Archaeologists have uncovered an ancient game made from bones in the Maresha-Bet Guvrin National Park, location in the Judean Shefelah, Israel.
Known as astragaloi, the practise of astragalomancy was a game of chance or divination played in antiquity by the Greeks and Romans, with some examples from the Etruscans and near Eastern civilisations.
The gaming pieces used ankle or hock bones from animals such as goat or sheep, although imitations have previously been found in bronze or wood.
Astragalomancy was performed in Ancient Greece through the rolling of astragaloi and subsequent consultation of “dice oracles”. To obtain an oracle, either five astragaloi were rolled at once, or one astragalos (also called astragali) was rolled five consecutive times.
Researchers from the University of Haifa, under the direction of Dr Ian Stern, found a collection of astragalos from the Hellenistic period during excavations whilst excavations in the Maresha-Bet Guvrin National Park.
The pieces date from around 2300 years ago and have inscriptions of Greek gods and goddesses, such as: Aphrodite (goddess of sexual love and beauty), Eros (god of love and sex), Hermes (herald of the gods), Hera (goddess of marriage, women and family, and the protector of women in childbirth), and Nike (winged goddess of victory). Some of the pieces also have inscriptions such as: “Robber”, “Stop, and “You are burnt” engraved.

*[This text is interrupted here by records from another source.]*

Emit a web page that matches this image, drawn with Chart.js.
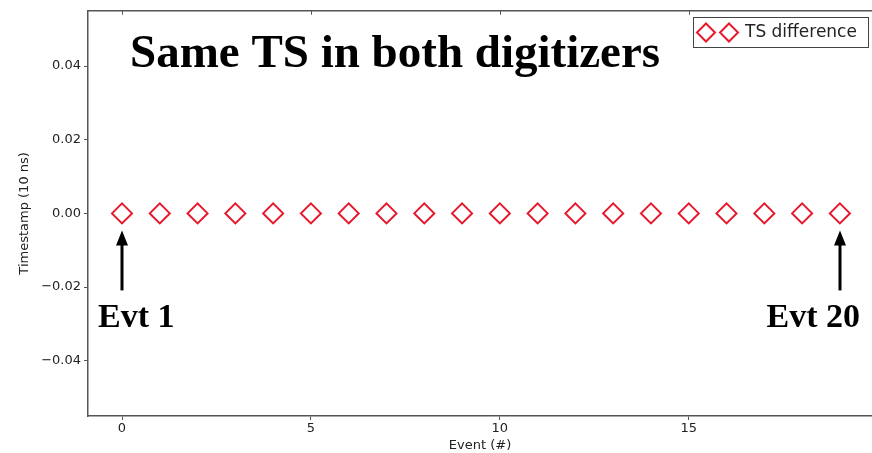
<!DOCTYPE html>
<html>
<head>
<meta charset="utf-8">
<script src="https://cdn.jsdelivr.net/npm/chart.js@4.4.1/dist/chart.umd.min.js"></script>
<style>
  html, body { margin: 0; padding: 0; background: #fff; overflow: hidden; }
  #wrap { position: relative; width: 872px; height: 453px; }
</style>
</head>
<body>
<div id="wrap"><canvas id="tsChart" width="872" height="453"></canvas></div>
<script>
// Event index (0-based) and timestamp difference between the two digitizers
const events = [0, 1, 2, 3, 4, 5, 6, 7, 8, 9, 10, 11, 12, 13, 14, 15, 16, 17, 18, 19];
const tsDiff = [0, 0, 0, 0, 0, 0, 0, 0, 0, 0, 0, 0, 0, 0, 0, 0, 0, 0, 0, 0];
const xTicks = [0, 5, 10, 15];
const yTicks = [-0.04, -0.02, 0, 0.02, 0.04];

const red = 'rgb(232, 24, 44)';
const frame = '#555';

function diamond(ctx, cx, cy, r) {
  ctx.beginPath();
  ctx.moveTo(cx, cy - r); ctx.lineTo(cx + r, cy);
  ctx.lineTo(cx, cy + r); ctx.lineTo(cx - r, cy);
  ctx.closePath();
  ctx.stroke();
}

// Top border + legend with two markers + text annotations and arrows
const extras = {
  id: 'extras',
  afterDraw(chart) {
    const { ctx, chartArea: a, scales: { x, y } } = chart;
    ctx.save();

    // top spine with inward tick marks
    ctx.strokeStyle = frame;
    ctx.lineWidth = 1.5;
    ctx.beginPath();
    ctx.moveTo(a.left, a.top);
    ctx.lineTo(a.right, a.top);
    ctx.stroke();
    ctx.lineWidth = 1;
    ctx.beginPath();
    xTicks.forEach(v => {
      const px = Math.round(x.getPixelForValue(v)) + 0.5;
      ctx.moveTo(px, a.top);
      ctx.lineTo(px, a.top + 4);
    });
    ctx.stroke();

    // legend box
    ctx.fillStyle = '#fff';
    ctx.strokeStyle = '#444';
    ctx.lineWidth = 1;
    ctx.fillRect(693.5, 17.5, 175, 30);
    ctx.strokeRect(693.5, 17.5, 175, 30);
    ctx.strokeStyle = red;
    ctx.lineWidth = 2;
    diamond(ctx, 706, 32.5, 9);
    diamond(ctx, 729, 32.5, 9);
    ctx.fillStyle = '#222';
    ctx.font = '17px "DejaVu Sans"';
    ctx.textBaseline = 'middle';
    ctx.textAlign = 'left';
    ctx.fillText('TS difference', 745, 33);

    // big annotations
    ctx.fillStyle = '#000';
    ctx.textBaseline = 'alphabetic';
    ctx.font = 'bold 47px "Liberation Serif"';
    ctx.fillText('Same TS in both digitizers', 130, 67);
    ctx.font = 'bold 34px "Liberation Serif"';
    ctx.fillText('Evt 1', 98, 327);
    ctx.textAlign = 'right';
    ctx.fillText('Evt 20', 860, 327);

    // arrows pointing at first and last event
    [events[0], events[events.length - 1]].forEach(ev => {
      const px = Math.round(x.getPixelForValue(ev));
      const tip = y.getPixelForValue(0) + 17;
      ctx.strokeStyle = '#000';
      ctx.lineWidth = 3;
      ctx.beginPath();
      ctx.moveTo(px, tip + 10);
      ctx.lineTo(px, tip + 60);
      ctx.stroke();
      ctx.beginPath();
      ctx.moveTo(px, tip);
      ctx.lineTo(px - 6, tip + 15);
      ctx.lineTo(px + 6, tip + 15);
      ctx.closePath();
      ctx.fill();
    });

    ctx.restore();
  }
};

new Chart(document.getElementById('tsChart'), {
  type: 'scatter',
  data: {
    datasets: [{
      label: 'TS difference',
      data: events.map((e, i) => ({ x: e, y: tsDiff[i] })),
      pointStyle: 'rectRot',
      pointRadius: 10,
      pointHoverRadius: 10,
      borderColor: red,
      backgroundColor: 'rgba(0,0,0,0)',
      borderWidth: 2,
    }],
  },
  options: {
    responsive: false,
    animation: false,
    layout: { autoPadding: false, padding: { top: 9, right: 0, left: 0, bottom: 0 } },
    plugins: { legend: { display: false }, tooltip: { enabled: false } },
    scales: {
      x: {
        type: 'linear',
        min: -0.9,
        max: 19.85,
        afterBuildTicks: s => { s.ticks = xTicks.map(v => ({ value: v })); },
        afterFit: s => { s.height = 37; },
        grid: { drawOnChartArea: false, tickLength: 4, color: frame },
        border: { color: frame, width: 1.5 },
        ticks: { color: '#222', font: { family: 'DejaVu Sans', size: 13 }, padding: 1, maxRotation: 0 },
        title: { display: true, text: 'Event (#)', color: '#222', font: { family: 'DejaVu Sans', size: 13 }, padding: 0 },
      },
      y: {
        min: -0.055,
        max: 0.055,
        afterBuildTicks: s => { s.ticks = yTicks.map(v => ({ value: v })); },
        afterFit: s => { s.width = 88; },
        grid: { drawOnChartArea: false, tickLength: 4, color: frame },
        border: { color: frame, width: 1.5 },
        ticks: {
          color: '#222',
          font: { family: 'DejaVu Sans', size: 13 },
          padding: 3,
          callback: v => (v < 0 ? '\u2212' : '') + Math.abs(v).toFixed(2),
        },
        title: { display: true, text: 'Timestamp (10 ns)', color: '#222', font: { family: 'DejaVu Sans', size: 13 }, padding: { top: 17, bottom: 8 } },
      },
    },
  },
  plugins: [extras],
});
</script>
</body>
</html>
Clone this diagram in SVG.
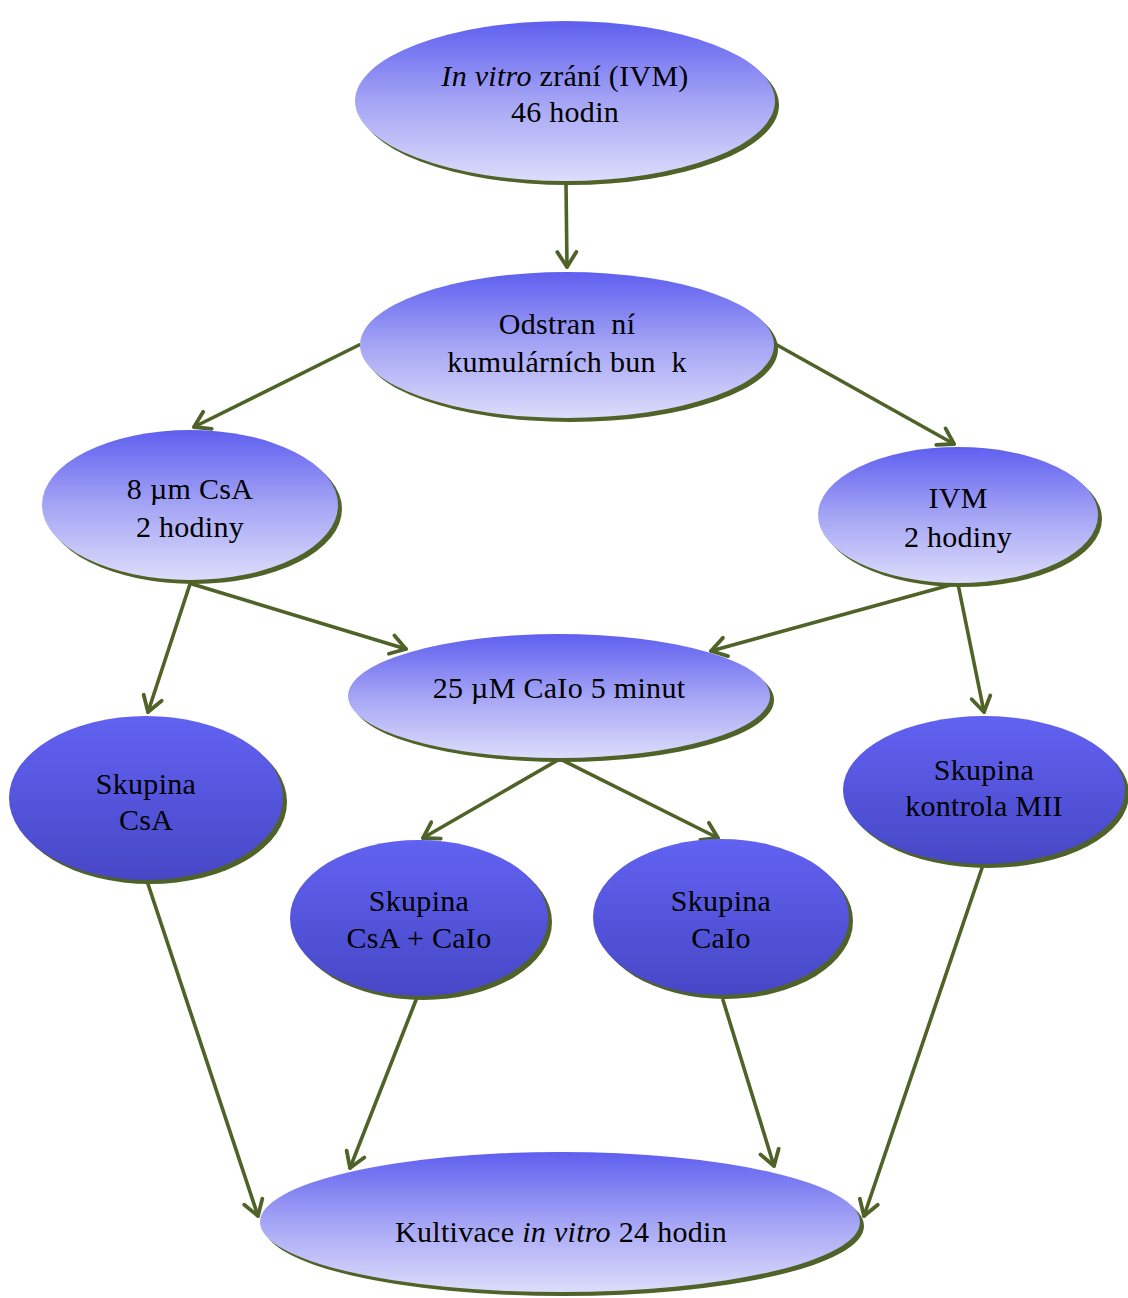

According to Dr. Lee Perry-Gal, Israel Antiquities Authority zooarchaeologist and research fellow in the University of Haifa: “The large assemblage of astragaloi from Maresha is unique in quantity and quality, as well as in the many inscriptions. The assemblage reveals that, as today, people in distress sought external help in divination and spells and in the world beyond. Women and men struggled with an uncertain environment of health, childbirth, and death, and aimed to protect themselves with the help of magic.”